NASA Mars Rover Reaches Endeavour
Small Odyssey Crater on Rim of Huge Endeavour Crater. NASA/JPL

After nearly three years, NASA's Mars Rover Opportunity finally reached one of its main destinations, a previously unseen crater called Endeavour, said NASA.com.

While at the Endeavour crater, the golf-kart sized rover will study rocks never seen before by human eyes.

Endeavour, which is 14 miles (22 kilometers) in diameter, is a lot bigger than the Victoria crater that NASA left in 2008. Scientists are looking for older rocks and terrains than the ones Rover saw while on Victoria and other surfaces on the Red planet.

NASA had set a goal for Opportunity to reach Endeavour in 2008.

NASA chose the Endeavour crater as Opportunity's next destination after the Mars Reconnaissance Orbiter detected clay minerals that may have formed in an early warmer and wetter period. According to NASA researcher Matthew Golombek, clay minerals form in wet conditions. This information may lead the team to find out about a possible habitable environment.

"NASA is continuing to write remarkable chapters in our nation's story of exploration with discoveries on Mars and trips to an array of challenging new destinations," NASA Administrator Charles Bolden said.

"Opportunity's findings and data from the upcoming Mars Science Laboratory will play a key role in making possible future human missions to Mars and other places where humans have not yet been."

After launching in 2003, Opportunity has been on Mars for seven years. Its sister ship, Spirit, was taken out of commission. The twin rovers were originally slated for a three-month mission.

NASA scientists named Opportunity's landing point, Spirit Point, after the fallen twin rover.

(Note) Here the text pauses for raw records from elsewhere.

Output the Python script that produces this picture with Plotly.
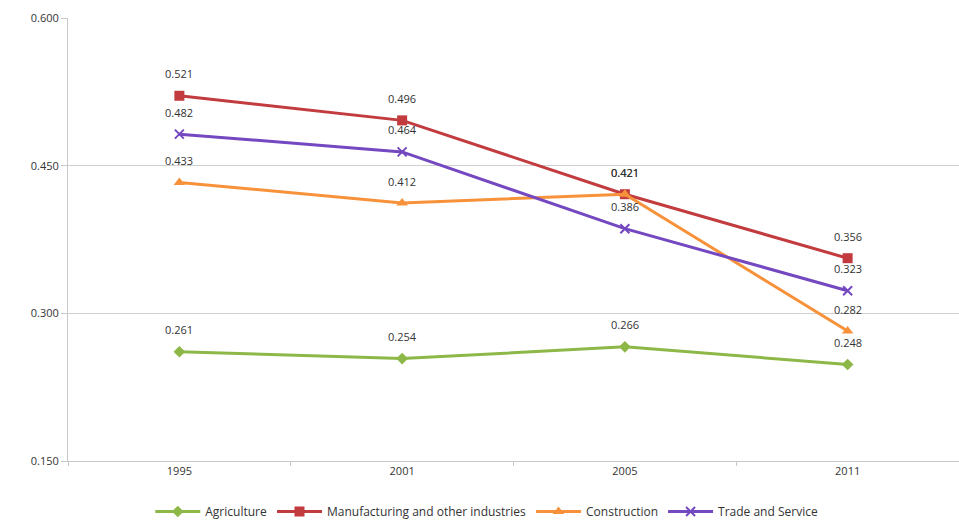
import plotly.graph_objects as go

years = ["1995", "2001", "2005", "2011"]
agriculture = [0.261, 0.254, 0.266, 0.248]
manufacturing = [0.521, 0.496, 0.421, 0.356]
construction = [0.433, 0.412, 0.421, 0.282]
trade = [0.482, 0.464, 0.386, 0.323]

series = [
    ("Agriculture", agriculture, "#8DB847", "diamond", 9),
    ("Manufacturing and other industries", manufacturing, "#C23B3E", "square", 10),
    ("Construction", construction, "#F7923A", "triangle-up", 10),
    ("Trade and Service", trade, "#7448C0", "x-thin-open", 9),
]

FONT = "Open Sans, sans-serif"

fig = go.Figure()
annotations = []
for name, vals, color, sym, size in series:
    fig.add_trace(go.Scatter(
        x=years, y=vals, name=name, mode="lines+markers",
        line=dict(color=color, width=3),
        marker=dict(symbol=sym, size=size, color=color,
                    line=dict(color=color, width=2 if "x" in sym else 0)),
    ))
    for i, v in enumerate(vals):
        annotations.append(dict(
            x=i, y=v, xref="x", yref="y", text=f"{v:.3f}", showarrow=False, yshift=22,
            font=dict(family=FONT, size=11, color="#333333"),
        ))

fig.update_layout(
    width=959, height=526,
    margin=dict(l=68, r=0, t=18, b=65),
    paper_bgcolor="white", plot_bgcolor="white",
    font=dict(family=FONT, size=11, color="#333333"),
    annotations=annotations,
    showlegend=True,
    legend=dict(orientation="h", x=0.47, xanchor="center", y=-0.115, yanchor="middle",
                font=dict(family=FONT, size=12, color="#333333"),
                itemwidth=45, tracegroupgap=0),
    xaxis=dict(type="category", range=[-0.5, 3.5], showgrid=False,
               showline=True, linecolor="#C8C8C8", linewidth=1,
               ticks="outside", tickson="boundaries", ticklen=4, tickcolor="#C8C8C8",
               tickfont=dict(size=11), zeroline=False),
    yaxis=dict(range=[0.15, 0.6], dtick=0.15, tick0=0.15, tickformat=".3f",
               showgrid=True, gridcolor="#D0D0D0", gridwidth=1,
               showline=True, linecolor="#C8C8C8", linewidth=1,
               ticks="outside", ticklen=6, tickcolor="#C8C8C8",
               tickfont=dict(size=11), zeroline=False),
)

fig.write_html("out.html")
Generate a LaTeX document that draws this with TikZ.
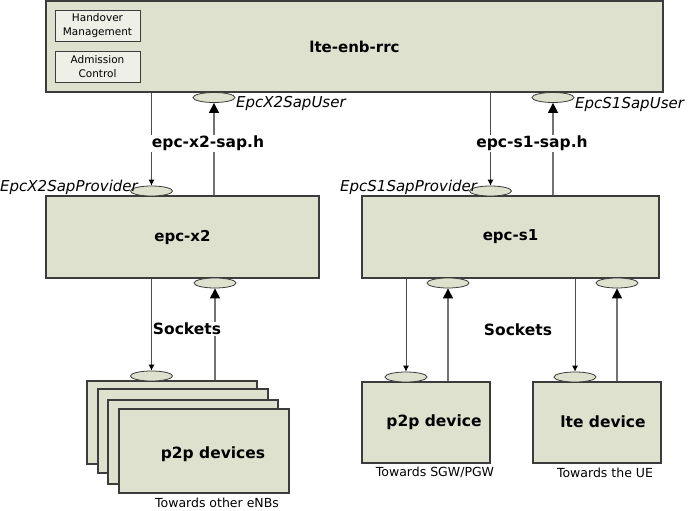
\documentclass[tikz,border=0pt]{standalone}
\usepackage{fontspec}
\setmainfont{DejaVu Sans}
\usepackage{xcolor}
\usetikzlibrary{arrows.meta, positioning, calc, shapes.geometric}
\definecolor{diafill}{RGB}{222,225,205}
\definecolor{dialight}{RGB}{238,239,230}
\definecolor{dialine}{RGB}{60,60,60}

\begin{document}
\begin{tikzpicture}[x=1pt, y=-1pt,
    box/.style={rectangle, draw=dialine, line width=1.1pt,
                fill=diafill, inner sep=0pt,
                font=\fontsize{15}{18}\selectfont\bfseries},
    inbox/.style={rectangle, draw=dialine, line width=0.9pt,
                  fill=dialight, minimum width=85, minimum height=31,
                  inner sep=0pt, align=center,
                  font=\fontsize{10.5}{14}\selectfont},
    sap/.style={ellipse, draw=dialine, line width=0.8pt,
                fill=diafill, minimum width=42, minimum height=10,
                inner sep=0pt},
    hdr/.style={fill=white, inner sep=1pt,
                font=\fontsize{15.5}{18}\selectfont\bfseries},
    sapname/.style={anchor=west, inner sep=0pt,
                    font=\fontsize{15}{18}\selectfont\itshape},
    towards/.style={inner sep=0pt, font=\fontsize{12.5}{14}\selectfont},
    down/.style={draw=black!70, line width=0.8pt,
                 -{Latex[length=6pt, width=6pt, color=black]}},
    up/.style={draw=black!55, line width=1.1pt,
               -{Triangle[length=10pt, width=10pt, color=black]}}
]
    \useasboundingbox (0,0) rectangle (691,511);

    % lte-enb-rrc
    \node[box, minimum width=617, minimum height=91] (rrc) at (354.5,46.5) {lte-enb-rrc};
    \node[inbox] (ho) at (97.5,25.5) {Handover\\Management};
    \node[inbox] (ac) at (97.5,66.5) {Admission\\Control};

    % epc boxes
    \node[box, minimum width=273, minimum height=82] (x2) at (182.5,237) {epc-x2};
    \node[box, minimum width=297, minimum height=82] (s1) at (510.5,237) {epc-s1};

    % sap ellipses
    \node[sap] (x2prov) at (151.5,191) {};
    \node[sap] (x2user) at (214,97.5) {};
    \node[sap] (s1prov) at (490.5,191) {};
    \node[sap] (s1user) at (553,97.5) {};

    \node[sapname] (x2usertxt) at (236,103) {EpcX2SapUser};
    \node[sapname] (x2provtxt) at (0,187) {EpcX2SapProvider};
    \node[sapname] (s1provtxt) at (340,187) {EpcS1SapProvider};
    \node[sapname] (s1usertxt) at (575,104) {EpcS1SapUser};

    % peer devices
    \node[box, minimum width=170, minimum height=83] (dev1) at (172,422.5) {};
    \node[box, minimum width=170, minimum height=84] (dev2) at (183,431) {};
    \node[box, minimum width=170, minimum height=84] (dev3) at (193,442) {};
    \node[box, minimum width=170, minimum height=84] (dev4) at (204,451) {};
    \node[hdr, fill=none] (devtxt) at (213,454) {p2p devices};
    \node[box, minimum width=128, minimum height=81] (p2p) at (426,422.5) {};
    \node[hdr, fill=none] (p2ptxt) at (434,422) {p2p device};
    \node[box, minimum width=128, minimum height=81] (lte) at (597,422.5) {};
    \node[hdr, fill=none] (ltetxt) at (603,422) {lte device};

    \node[sap] (devsock) at (151.5,376) {};
    \node[sap] (x2sock) at (215,283) {};
    \node[sap] (p2psock) at (406,377) {};
    \node[sap] (s1sockA) at (448,283) {};
    \node[sap] (ltesock) at (575,377) {};
    \node[sap] (s1sockB) at (617,283) {};

    \node[towards] (towenb) at (217,503) {Towards other eNBs};
    \node[towards] (towsgw) at (435,472) {Towards SGW/PGW};
    \node[towards] (towue) at (605,473) {Towards the UE};

    % connectors
    \draw[down] (x2prov |- rrc.south) -- (x2prov.north);
    \draw[up] (x2user |- x2.north) -- (x2user.south);
    \draw[down] (s1prov |- rrc.south) -- (s1prov.north);
    \draw[up] (s1user |- s1.north) -- (s1user.south);

    \draw[down] (devsock |- x2.south) -- (devsock.north);
    \draw[up] (x2sock |- dev1.north) -- (x2sock.south);
    \draw[down] (p2psock |- s1.south) -- (p2psock.north);
    \draw[up] (s1sockA |- p2p.north) -- (s1sockA.south);
    \draw[down] (ltesock |- s1.south) -- (ltesock.north);
    \draw[up] (s1sockB |- lte.north) -- (s1sockB.south);

    % header labels
    \node[hdr] (x2hdr) at (208,143) {epc-x2-sap.h};
    \node[hdr] (s1hdr) at (532,143) {epc-s1-sap.h};
    \node[hdr] (x2sockhdr) at (187,329) {Sockets};
    \node[hdr] (s1sockhdr) at (518,330) {Sockets};
\end{tikzpicture}
\end{document}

"Our arrival at this destination is a reminder that these rovers have continued far beyond the original three-month mission," John Callas, Mars Exploration Rover project manager at NASA's Jet Propulsion Laboratory, said.

Recently, NASA announced the possible discovery of flowing water on the planet. The space agency has even bigger goals with hopes to land a human being on the planet by the 2030s.